Friday, April 29, 2011

Buffalo '66 Movie Review

First published on Uwire in Summer 1998.
Republished here unaltered.

Young indie filmmaker Vincent Gallo may join the ranks of Billy Bob Thornton, Woody Allen and Robert Duvall for writing, directing and starring in one of the finest pleasures of the year. (Gallo upped the ante by writing the score for his film.)

Gallo’s film, Buffalo ‘66, begins with Billy (Gallo) being released from prison. After a very amusing struggle to find a place to urinate, he walks into a dance studio where he meets Layla (Christina Ricci). She overhears Billy on the phone to his mother, telling her he is standing in the lobby of an expensive hotel, just one of many lies he tells his parents in order to protect them from the truth. Needing someone to pose as his wife (another lie he told his mother) he kidnaps Layla and asks her to act like she really likes him at his parents’ house.


We meet Billy’s parents (Anjelica Huston and Ben Gazzara) and we almost immediately understand why Billy is so high strung and irritable. His father answers the door with a look of sheer apathy and announces, “Janet, your son is here.” His mother, a die-hard Buffalo Bills fan, is not much better. She barely remembers her son, nor does she pay any attention to his existence during his visit. Neither parent seems to remember anything about his childhood and they have only one picture of young Billy. In that photo he’s holding a dog, apparently the only animal with which he had mutual love. In a flashback we learn that his father killed the dog for relieving itself in the house. Janet has never forgiven her son for being born on the only day the Bills ever won a championship game.

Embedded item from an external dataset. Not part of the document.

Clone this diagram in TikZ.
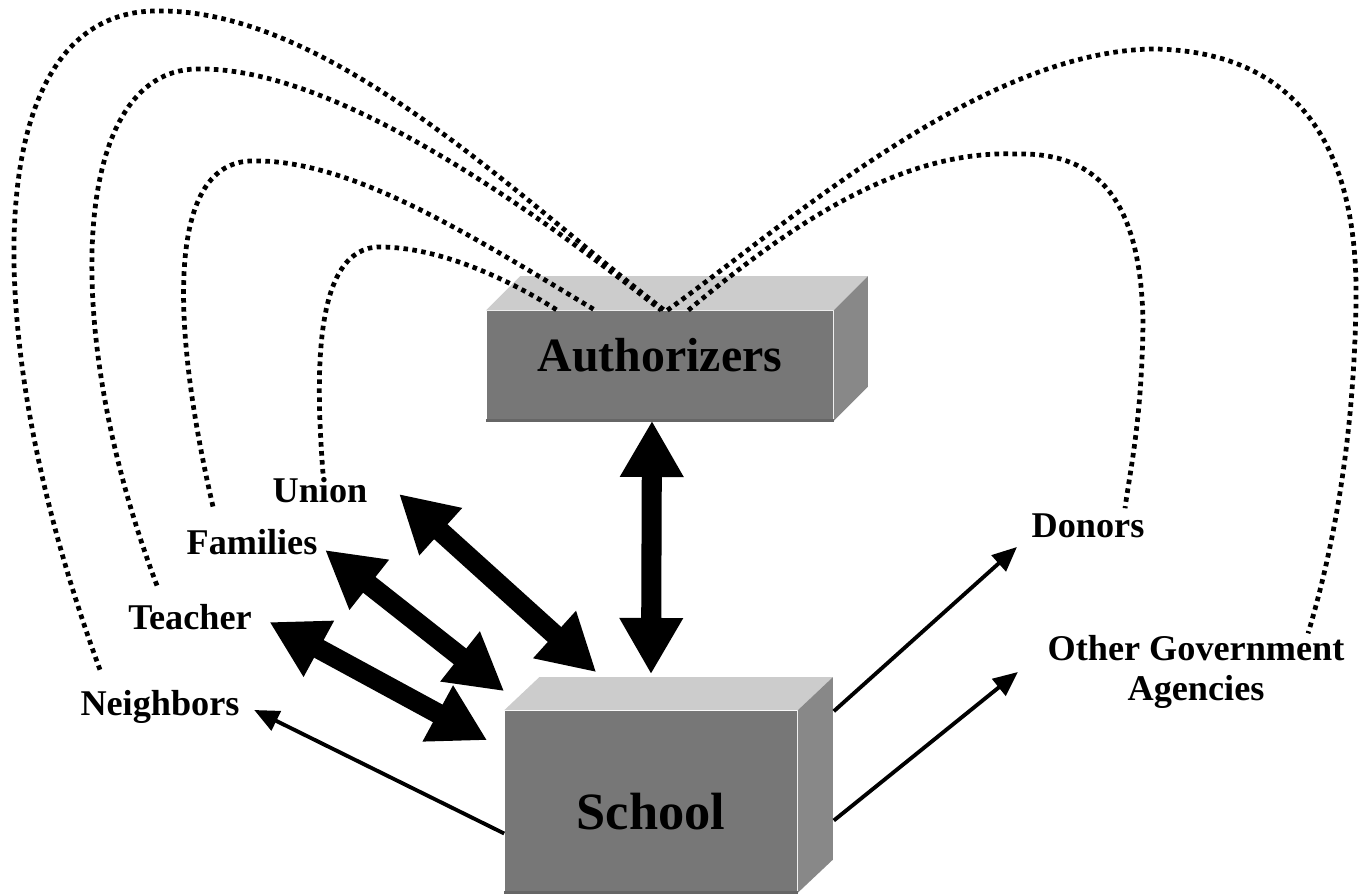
\documentclass[tikz,border=0pt]{standalone}
\usepackage{fontspec}
\setmainfont{Liberation Serif}
\usepackage{tikz}
\usetikzlibrary{arrows.meta, positioning, calc}
\definecolor{frontgray}{RGB}{119,119,119}
\definecolor{topgray}{RGB}{204,204,204}
\definecolor{sidegray}{RGB}{136,136,136}

\begin{document}
\begin{tikzpicture}[
  x=0.01cm, y=-0.01cm,
  front/.style={rectangle, fill=frontgray, inner sep=0pt},
  lbl/.style={font=\bfseries\fontsize{10.3}{11.6}\selectfont, inner sep=0pt, align=center},
  link/.style={line width=1.35pt, dash pattern=on 1.3pt off 1.25pt},
  bigarrow/.style={{Triangle[length=16pt, width=17pt]}-{Triangle[length=16pt, width=17pt]}, line width=5.7pt},
  arrow/.style={-{Triangle[length=7pt, width=6pt]}, line width=1.1pt},
]
\useasboundingbox (0,0) rectangle (1367,895);

% Authorizers box
\node[front, minimum width=3.46cm, minimum height=1.09cm] (auth) at (660,365.5) {};
\fill[topgray] (auth.north west) -- ++(0.34cm,0.34cm) -- ([shift={(0.34cm,0.34cm)}]auth.north east) -- (auth.north east) -- cycle;
\fill[sidegray] (auth.north east) -- ++(0.34cm,0.34cm) -- ([shift={(0.34cm,0.34cm)}]auth.south east) -- (auth.south east) -- cycle;
\draw[black!60, line width=0.8pt] (auth.south west) -- (auth.south east);
\node[font=\bfseries\fontsize{13.6}{16}\selectfont] (authtext) at ([yshift=0.1cm]auth.center) {Authorizers};

% School box
\node[front, minimum width=2.92cm, minimum height=1.81cm] (school) at (651,801.5) {};
\fill[topgray] (school.north west) -- ++(0.35cm,0.33cm) -- ([shift={(0.35cm,0.33cm)}]school.north east) -- (school.north east) -- cycle;
\fill[sidegray] (school.north east) -- ++(0.35cm,0.33cm) -- ([shift={(0.35cm,0.33cm)}]school.south east) -- (school.south east) -- cycle;
\draw[black!60, line width=0.8pt] (school.south west) -- (school.south east);
\node[font=\bfseries\fontsize{14.9}{18}\selectfont] (schooltext) at ([yshift=-0.1cm]school.center) {School};

% Labels
\node[lbl] (union) at (320,490) {Union};
\node[lbl] (families) at (252,542) {Families};
\node[lbl] (teacher) at (190,617) {Teacher};
\node[lbl] (neighbors) at (160,707) {Neighbors};
\node[lbl] (donors) at (1088,526) {Donors};
\node[lbl] (other) at (1196,672) {Other Government\\Agencies};

% Dotted links to the authorizers
\draw[link] ([xshift=0.03cm,yshift=0.03cm]union.north) .. controls (316,380) and (312,247) .. (380,247)
  .. controls (440,247) and (510,280) .. ([xshift=0.71cm]auth.north west);
\draw[link] ([xshift=-0.39cm,yshift=0.22cm]families.north) .. controls (172,330) and (165,165) .. (250,161)
  .. controls (350,158) and (470,235) .. ([xshift=1.09cm]auth.north west);
\draw[link] ([xshift=-0.33cm,yshift=0.18cm]teacher.north) .. controls (60,330) and (70,72) .. (196,69)
  .. controls (330,66) and (520,200) .. ([xshift=1.75cm]auth.north west);
\draw[link] ([xshift=-0.6cm,yshift=0.2cm]neighbors.north) .. controls (-25,330) and (-20,12) .. (156,11)
  .. controls (330,8) and (520,200) .. ([xshift=1.78cm]auth.north west);
\draw[link] ([xshift=1.81cm]auth.north west) .. controls (780,230) and (980,50) .. (1155,49)
  .. controls (1300,52) and (1358,150) .. (1356,300)
  .. controls (1354,450) and (1330,560) .. ([xshift=1.12cm,yshift=0.01cm]other.north);
\draw[link] ([xshift=2.02cm]auth.north west) .. controls (790,225) and (900,150) .. (1015,154)
  .. controls (1090,152) and (1140,190) .. (1143,320)
  .. controls (1142,420) and (1130,470) .. ([xshift=0.37cm,yshift=0.05cm]donors.north);

% Two-way arrows
\draw[bigarrow] ([xshift=-0.08cm]auth.south) -- ([xshift=0cm,yshift=0.36cm]school.north);
\draw[bigarrow] ([xshift=0.31cm,yshift=-0.04cm]union.east) -- ([xshift=0.92cm,yshift=0.38cm]school.north west);
\draw[bigarrow] ([xshift=0.07cm,yshift=-0.08cm]families.east) -- ([yshift=0.19cm]school.north west);
\draw[bigarrow] ([xshift=0.17cm,yshift=-0.05cm]teacher.east) -- ([xshift=-0.17cm,yshift=-0.30cm]school.north west);

% One-way arrows
\draw[arrow] ([yshift=-0.32cm]school.west) -- ([xshift=0.14cm,yshift=-0.03cm]neighbors.east);
\draw[arrow] ([xshift=0.36cm,yshift=-0.01cm]school.north east) -- ([xshift=-0.14cm,yshift=-0.21cm]donors.west);
\draw[arrow] ([xshift=0.36cm,yshift=-0.19cm]school.east) -- ([xshift=-0.29cm]other.west);

\end{tikzpicture}
\end{document}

The four sit at the table as the camera shifts between point of view shots of the other three people at the table. Janet pays more attention to the football game on TV than to her family, not listening to Layla’s fabricated story of how she and Billy met. Billy’s father pays little attention until his outbursts of affection for his “daughter-in-law.” Billy’s parents come to find an odd kind of affection for Layla and they glow with excitement when she announces that she is pregnant.

Where Gallo’s script falters is in not presenting any background information whatsoever on the young Layla. He meets her in a dance studio where she is taking tap lessons. She engages in a dream-like tap dance at a bowling alley (obviously a fantasy she has at being a sexy seductress), but aside from these two things, we know nothing. We are given no reason to understand why she does not run from her kidnapper at the numerous chances she is given and why she comes to adore him and eventually love him for the sweet man she sees beneath his rugged exterior. To look at Gallo with his long greasy hair and unshaven face, I would want to get as far away from him as possible.

Gallo presents the city of Buffalo as a stark, gray, pallid locale which serves as Billy’s own personal hell. Billy has only two desires: 1) to find and murder the Bills’ place kicker who lost the game on which Billy had placed a $10,000 bet thus landing him with a five year stint in prison for a crime he didn’t commit and 2) to continue the lies he has presented to his parents even after his own suicide. (He instructs Layla to send a picture of the two of them together to his parents every Christmas.)

Buffalo ‘66 is as bleak a movie as you might ever want to see. Fortunately, the future of indie films looks a lot brighter as a result.